Это Баранова не успокоило. Он зачем-то вынул вещи из мешка и стал раскладывать, словно видел в этом свое спасение.
— Живо! — прикрикнул Фокин уже без всякого добродушия. — Возиться мне тут с вами…
Баранов с трудом выпустил мешок, оглядел камеру, и устремленные на него взгляды, в которых не было теперь ничего, кроме ужаса и сочувствия, вернули ему силы. Он кивнул всем сразу и быстро прошел к дверям. Фокин выпустил его и снова заскрежетал ключом. Прозвучали удаляющиеся шаги. Некоторое время все молчали.
— На допрос, вероятно, — подал голос товарищ министра транспорта Головин.

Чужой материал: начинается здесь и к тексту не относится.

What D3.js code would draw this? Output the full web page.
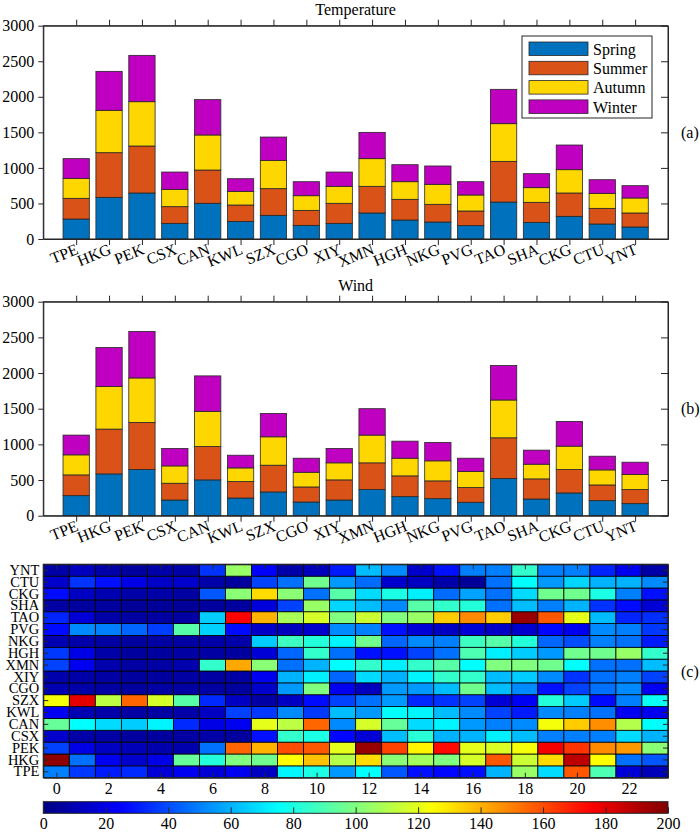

— Фокин — на допрос? — возразил Гротов. — Этот не допросчик, этот — мясник…
— Что ж, пытать? — спросил Оскольцев, испугавшись собственного вопроса.
— Чушь не порите, — одернул его Ватагин. — Возможно, свидание…
— С чего бы ему дали свидание?
— С того, что денег сунули кому нужно. В России за деньги всегда можно было что угодно. Я когда в четвертом году за карикатуру в «Пути» сел на трое суток, так ко мне друзья девицу в камеру прислали. Мне не до игр было, отослал.
— Другое время было, — вздохнул Карамышев.
— Чушь не порите, — повторил Ватагин. — Не было и не будет другого времени.
Тут Фокин снова открыл дверь и втолкнул Баранова, еле державшегося на ногах. Баранов сиял, по лицу его блуждал особенный свет внезапно обрушившегося счастья.
— Что, выпускают? — спросил Ватагин.
— Нет, нет… Он… он денег попросил.
— Как денег, каких денег? — заговорили все разом.
— Спросил, нет ли со мной денег… Ему надо зачем-то…
— Так ведь обыскивали всех при аресте, неужто он не знает?
— Он же и обыскивал! — крикнул Карамышев.
— Ну, не знаю… Может, решил, что я утаил что-то… или передали… Словом, спрашивал о деньгах. Я сказал, что нет.
— Тьфу, ослы! — выругался Ватагин. — Как тогда надзирать ставили ослов, так и теперь… Переполошил только зря, хамская рожа.